Apple Pay has launched to much fanfare. People with the iPhone 6 or 6 Plus are now able to make credit card payments at certain shops and restaurants in the US. But Apple Pay isn’t the first of its kind and the technology it uses has actually been around for the past 15 years. So why has it taken so long to enter the mainstream?
My colleague Filipe Santos, professor of entrepreneurship at INSEAD and I studied the market in North America, Europe and Asia between June 2006 and June 2011, conducting 65 interviews with 40 informants. We found that, if it wasn’t for the egos of the different companies involved in making mobile payments systems work, it would already be a lot more widespread.
Clash of the Titans
The mobile payment industry is a perfect example of titans from different industries clashing over how to deliver a new concept. It is often the case that firms from distinct industries struggle to reach an agreement when launching a new market. This is due to their history of dominance in their own industry and lack of joint collaboration experience.
So, in the case of mobile payments, you had the giants of the banking industry on the one hand and the network operators on the other. Their inability to reach an agreement led to a weak compromise on how the mobile market would function, with many unresolved issues in how it would be managed.
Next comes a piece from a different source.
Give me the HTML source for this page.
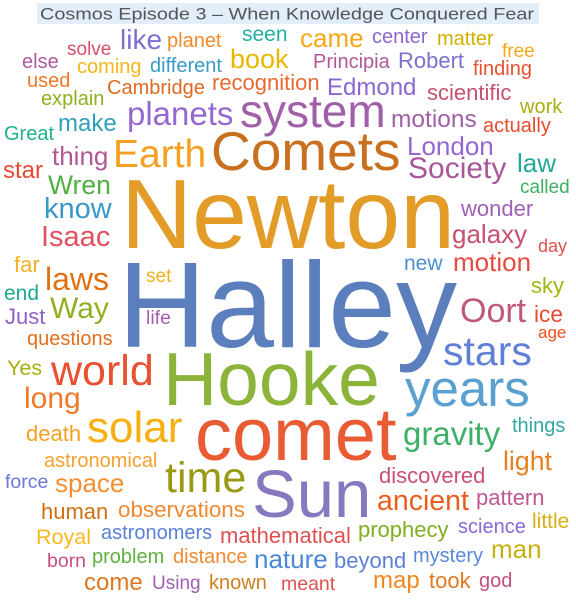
<!DOCTYPE html>
<html><head><meta charset="utf-8"><style>
html,body{margin:0;padding:0;background:#fff;}
svg{display:block;font-family:"Liberation Sans",Arial,sans-serif;}
</style></head><body>
<svg id="cloud" width="576" height="601" viewBox="0 0 576 601">
<rect x="37" y="3" width="502" height="21" fill="#e3eefb"/>
<text x="40" y="19.5" font-size="17" fill="#555" textLength="494" lengthAdjust="spacingAndGlyphs">Cosmos Episode 3 – When Knowledge Conquered Fear</text>
<g id="words"></g>
</svg>
<script>
const words = ["Halley","Newton","Hooke","comet","Sun","Comets","years","system","stars","world","solar","time","Earth","Oort","gravity","planets","laws","Society","long","Way","know","Isaac","ancient","like","Wren","book","came","London","thing","light","space","galaxy","motion","man","make","law","motions","nature","star","Edmond","come","map","far","questions","wonder","observations","recognition","human","mathematical","discovered","pattern","beyond","prophecy","Royal","death","Robert","scientific","took","sky","ice","Just","end","Yes","Cambridge","seen","new","little","explain","astronomical","free","else","solve","planet","coming","different","used","Principia","center","matter","finding","work","actually","called","Great","set","life","day","age","force","astronomers","born","problem","distance","Using","known","meant","things","science","mystery","god"];
const weights = [122,98.5,75,74,67,55,51,46,41,43,44,43,39,34,33,33,32,30,30,30,29,29,28.5,28,26.5,27,26,26,26,26.7,26,26,26,26,24,26,24.5,26,24,24,24,24,22,20,22,22.4,22,22,22,22,22,22,22,21.5,22,22,22,22,22,22.7,22,21,21.5,20,21,21,21,20,20,19,20,19,20,20,20,20,20,20,20,20,20,20,19,20,19,19.5,18,17,19.5,20,19.5,20,20,19,20,19.5,20,20,20,20];
const colors = ["#5b7fbd","#e39c28","#8db43a","#e95c33","#8878bf","#c8701e","#5aa0d0","#a060a8","#6080d8","#e85030","#f8b010","#9a9a12","#f5a020","#c05878","#40b068","#9468d0","#e07010","#a85898","#f07a28","#90b020","#3898c8","#e05060","#e86020","#7b6fd6","#50b040","#e8b800","#f5a818","#9468d0","#b05898","#e88020","#f59030","#c85070","#e84a40","#c8b010","#30a0b8","#20a898","#a060a8","#4a88d8","#e84a30","#8a68d0","#e07820","#f08820","#f5b020","#e07020","#a060b8","#f08a30","#e86a30","#d07010","#e05050","#c85078","#c05890","#6080d8","#80b020","#f8b820","#f5a020","#7a70d0","#c85070","#e07820","#a0b810","#e84a30","#9060c8","#20a890","#a8b010","#e06a20","#20b0a0","#4a90d0","#d8b010","#90b020","#f5a030","#f5a818","#b058a0","#d9506a","#f58a2a","#f0b818","#3a9ac8","#f07a28","#b05898","#8a68d0","#d0b000","#e85030","#a8b010","#e84a30","#40b060","#20b090","#f5b020","#a060b0","#e05050","#f05020","#6a78d8","#5a80d8","#c85080","#60b040","#f08a30","#a060b0","#d08020","#e05050","#30a8a8","#8a68d8","#5a88d8","#c05080"];
// layout (left x, baseline y) for each word
const layoutX = [118,121,163,195,252,211,405,240,443,51,87,165,113,460,403,127,45,408,24,50,44,41,377,120,48,230,300,407,52,503,55,452,453,491,58,517,391,254,3,327,84,373,14,27,461,118,212,41,220,379,476,334,358,36,26,398,427,429,531,534,5,4,7,107,242,404,532,41,44,502,22,67,167,77,150,27,313,372,437,473,520,483,520,4,146,146,538,538,5,101,47,92,173,152,209,281,512,458,413,479];
const layoutY = [347,248,405,460,517,170,406,127,365,385,442,492,167,322,445,125,290,178,408,318,218,246,510,49,194,68,47,155,165,470,492,243,271,558,131,172,127,568,178,95,590,588,272,345,216,517,90,519,543,483,505,568,537,544,441,68,100,588,293,322,324,300,375,94,41,270,528,105,467,57,68,55,47,73,72,87,68,43,45,75,113,132,193,140,282,324,252,338,488,539,567,563,563,589,589,590,432,533,562,587];
const g = document.getElementById('words');
const NS = "http://www.w3.org/2000/svg";
for (let i = 0; i < words.length; i++) {
  const t = document.createElementNS(NS, 'text');
  t.setAttribute('x', layoutX[i]);
  t.setAttribute('y', layoutY[i]);
  t.setAttribute('font-size', weights[i]);
  t.setAttribute('fill', colors[i]);
  t.textContent = words[i];
  
  
  g.appendChild(t);
}
</script>
</body></html>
This creates a vicious cycle where other players hold off investments in the necessary market infrastructure: implementing point of sale devices, rolling out payment technology enabled phones. When the infrastructure falls behind, the disagreeing parties in turn lose any incentive to work on an agreement because the market is not taking off. The result: despite the mobile payments technology being readily available since 2000 and despite the strong demand for it, the market has been incredibly slow to materialise.